Written task: Print, word for word, every line from the beginning of the listing up to and including the line with "indicates a sensor touch</text>". Pictures are to be excluded.

--- BEGIN ---

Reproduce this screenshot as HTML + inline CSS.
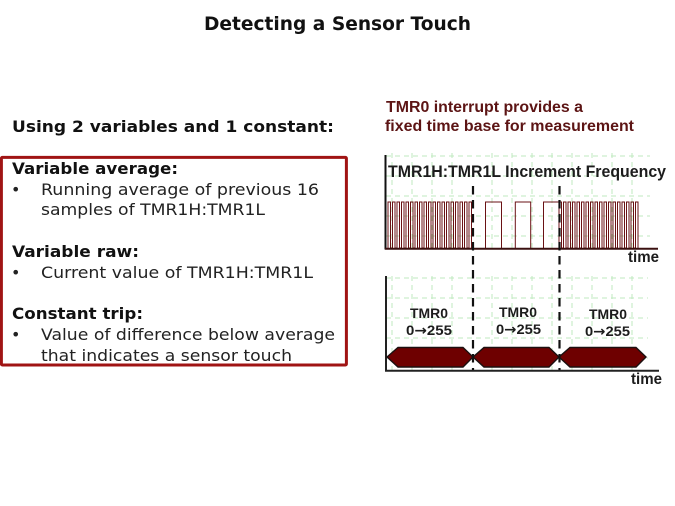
<!DOCTYPE html>
<html><head><meta charset="utf-8"><style>
html,body{margin:0;padding:0;background:#fff;width:675px;height:506px;overflow:hidden}
svg{display:block}
.v{font-family:"DejaVu Sans",sans-serif;font-size:16px;fill:#222}
.vb{font-family:"DejaVu Sans",sans-serif;font-size:16px;font-weight:bold;fill:#111}
.a{font-family:"Liberation Sans",sans-serif;font-weight:bold;fill:#1c1c1c}
</style></head><body>
<svg width="675" height="506" viewBox="0 0 675 506" xmlns="http://www.w3.org/2000/svg">
<rect width="675" height="506" fill="#fff"/>
<text x="204" y="30" textLength="267" lengthAdjust="spacingAndGlyphs" font-family="DejaVu Sans, sans-serif" font-weight="bold" font-size="18.8" fill="#111">Detecting a Sensor Touch</text>
<text class="vb" x="12" y="132" textLength="322" lengthAdjust="spacingAndGlyphs">Using 2 variables and 1 constant:</text>
<rect x="1.4" y="157.4" width="345" height="207.6" rx="1" fill="none" stroke="#a01414" stroke-width="3"/>
<text class="vb" x="12" y="174" textLength="166" lengthAdjust="spacingAndGlyphs">Variable average:</text>
<text class="v" x="11" y="195">•</text>
<text class="v" x="41" y="195" textLength="278" lengthAdjust="spacingAndGlyphs">Running average of previous 16</text>
<text class="v" x="41" y="215" textLength="224" lengthAdjust="spacingAndGlyphs">samples of TMR1H:TMR1L</text>
<text class="vb" x="12" y="257" textLength="127" lengthAdjust="spacingAndGlyphs">Variable raw:</text>
<text class="v" x="11" y="278">•</text>
<text class="v" x="41" y="278" textLength="272" lengthAdjust="spacingAndGlyphs">Current value of TMR1H:TMR1L</text>
<text class="vb" x="12" y="319" textLength="131" lengthAdjust="spacingAndGlyphs">Constant trip:</text>
<text class="v" x="11" y="340">•</text>
<text class="v" x="41" y="340" textLength="294" lengthAdjust="spacingAndGlyphs">Value of difference below average</text>
<text class="v" x="41" y="361" textLength="251" lengthAdjust="spacingAndGlyphs">that indicates a sensor touch</text>

<g stroke="#bfeabf" stroke-width="1" stroke-dasharray="5 4" fill="none">
<path d="M386 156H650M386 176H650M386 196H650M386 216H650M386 236H650"/>
<path d="M392 153V248M412 153V248M432 153V248M452 153V248M492 153V248M512 153V248M532 153V248M552 153V248M572 153V248M592 153V248M612 153V248M632 153V248"/>
<path d="M386 278H648M386 298H648M386 318H648M386 338H648M386 358H648"/>
<path d="M392 276V372M412 276V372M432 276V372M452 276V372M492 276V372M512 276V372M532 276V372M552 276V372M572 276V372M592 276V372M612 276V372M632 276V372"/>
</g>

<text x="386" y="112" textLength="197" lengthAdjust="spacingAndGlyphs" font-family="Liberation Sans, sans-serif" font-weight="bold" font-size="16" fill="#5c1414">TMR0 interrupt provides a</text>
<text x="385" y="131" textLength="249" lengthAdjust="spacingAndGlyphs" font-family="Liberation Sans, sans-serif" font-weight="bold" font-size="16" fill="#5c1414">fixed time base for measurement</text>
<text class="a" x="388" y="177" textLength="278" lengthAdjust="spacingAndGlyphs" font-size="17">TMR1H:TMR1L Increment Frequency</text>

<path fill="none" stroke="#6a1214" stroke-width="1" d="M388 248V202h2.5v46h2v-46h2.5v46h2v-46h2.5v46h2v-46h2.5v46h2v-46h2.5v46h2v-46h2.5v46h2v-46h2.5v46h2v-46h2.5v46h2v-46h2.5v46h2v-46h2.5v46h2v-46h2.5v46h2v-46h2.5v46h2v-46h2.5v46h2v-46h2.5v46h2v-46h2.5v46h2v-46h2.5v46h2v-46h2.5v46h2v-46h2.5v46h2v-46h2.5v46h2M485.5 248V202h16v46M515.3 248V202h15.4v46M543.5 248V202h15.5v46"/>
<path fill="none" stroke="#6a1214" stroke-width="1" d="M559 248V202h2.5v46h2v-46h2.5v46h2v-46h2.5v46h2v-46h2.5v46h2v-46h2.5v46h2v-46h2.5v46h2v-46h2.5v46h2v-46h2.5v46h2v-46h2.5v46h2v-46h2.5v46h2v-46h2.5v46h2v-46h2.5v46h2v-46h2.5v46h2v-46h2.5v46h2v-46h2.5v46h2v-46h2.5v46h2v-46h2.5v46h2v-46h2.5v46"/>

<path d="M385.5 155V249.5" stroke="#111" stroke-width="2" fill="none"/>
<path d="M385 248.7H658" stroke="#3a1010" stroke-width="2" fill="none"/>
<path d="M386 276V371.5M385 370.7H659" stroke="#222" stroke-width="2" fill="none"/>

<g fill="#6e0000" stroke="#1c1010" stroke-width="1.4" stroke-linejoin="miter">
<polygon points="387,357 398,347.5 463,347.5 473,357 463,367 398,367"/>
<polygon points="473,357 484,347.5 549,347.5 559,357 549,367 484,367"/>
<polygon points="559,357 570,347.5 636,347.5 646,357 636,367 570,367"/>
</g>

<path d="M473 186V370M559.5 186V370" stroke="#111" stroke-width="2.2" stroke-dasharray="8.5 5.5" fill="none"/>

<text class="a" x="628" y="262" textLength="31" lengthAdjust="spacingAndGlyphs" font-size="16">time</text>
<text class="a" x="631" y="384" textLength="31" lengthAdjust="spacingAndGlyphs" font-size="16">time</text>
<g font-size="14">
<text class="a" x="410" y="318" textLength="38" lengthAdjust="spacingAndGlyphs">TMR0</text>
<text class="a" x="406" y="335" textLength="46" lengthAdjust="spacingAndGlyphs">0<tspan font-family="DejaVu Sans, sans-serif">→</tspan>255</text>
<text class="a" x="499" y="317" textLength="38" lengthAdjust="spacingAndGlyphs">TMR0</text>
<text class="a" x="496" y="334" textLength="45" lengthAdjust="spacingAndGlyphs">0<tspan font-family="DejaVu Sans, sans-serif">→</tspan>255</text>
<text class="a" x="589" y="319" textLength="38" lengthAdjust="spacingAndGlyphs">TMR0</text>
<text class="a" x="585" y="336" textLength="45" lengthAdjust="spacingAndGlyphs">0<tspan font-family="DejaVu Sans, sans-serif">→</tspan>255</text>
</g>
</svg>
</body></html>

--- END ---

The output:
Reproduce this screenshot as HTML + inline CSS.
<!DOCTYPE html>
<html><head><meta charset="utf-8"><style>
html,body{margin:0;padding:0;background:#fff;width:675px;height:506px;overflow:hidden}
svg{display:block}
.v{font-family:"DejaVu Sans",sans-serif;font-size:16px;fill:#222}
.vb{font-family:"DejaVu Sans",sans-serif;font-size:16px;font-weight:bold;fill:#111}
.a{font-family:"Liberation Sans",sans-serif;font-weight:bold;fill:#1c1c1c}
</style></head><body>
<svg width="675" height="506" viewBox="0 0 675 506" xmlns="http://www.w3.org/2000/svg">
<rect width="675" height="506" fill="#fff"/>
<text x="204" y="30" textLength="267" lengthAdjust="spacingAndGlyphs" font-family="DejaVu Sans, sans-serif" font-weight="bold" font-size="18.8" fill="#111">Detecting a Sensor Touch</text>
<text class="vb" x="12" y="132" textLength="322" lengthAdjust="spacingAndGlyphs">Using 2 variables and 1 constant:</text>
<rect x="1.4" y="157.4" width="345" height="207.6" rx="1" fill="none" stroke="#a01414" stroke-width="3"/>
<text class="vb" x="12" y="174" textLength="166" lengthAdjust="spacingAndGlyphs">Variable average:</text>
<text class="v" x="11" y="195">•</text>
<text class="v" x="41" y="195" textLength="278" lengthAdjust="spacingAndGlyphs">Running average of previous 16</text>
<text class="v" x="41" y="215" textLength="224" lengthAdjust="spacingAndGlyphs">samples of TMR1H:TMR1L</text>
<text class="vb" x="12" y="257" textLength="127" lengthAdjust="spacingAndGlyphs">Variable raw:</text>
<text class="v" x="11" y="278">•</text>
<text class="v" x="41" y="278" textLength="272" lengthAdjust="spacingAndGlyphs">Current value of TMR1H:TMR1L</text>
<text class="vb" x="12" y="319" textLength="131" lengthAdjust="spacingAndGlyphs">Constant trip:</text>
<text class="v" x="11" y="340">•</text>
<text class="v" x="41" y="340" textLength="294" lengthAdjust="spacingAndGlyphs">Value of difference below average</text>
<text class="v" x="41" y="361" textLength="251" lengthAdjust="spacingAndGlyphs">that indicates a sensor touch</text>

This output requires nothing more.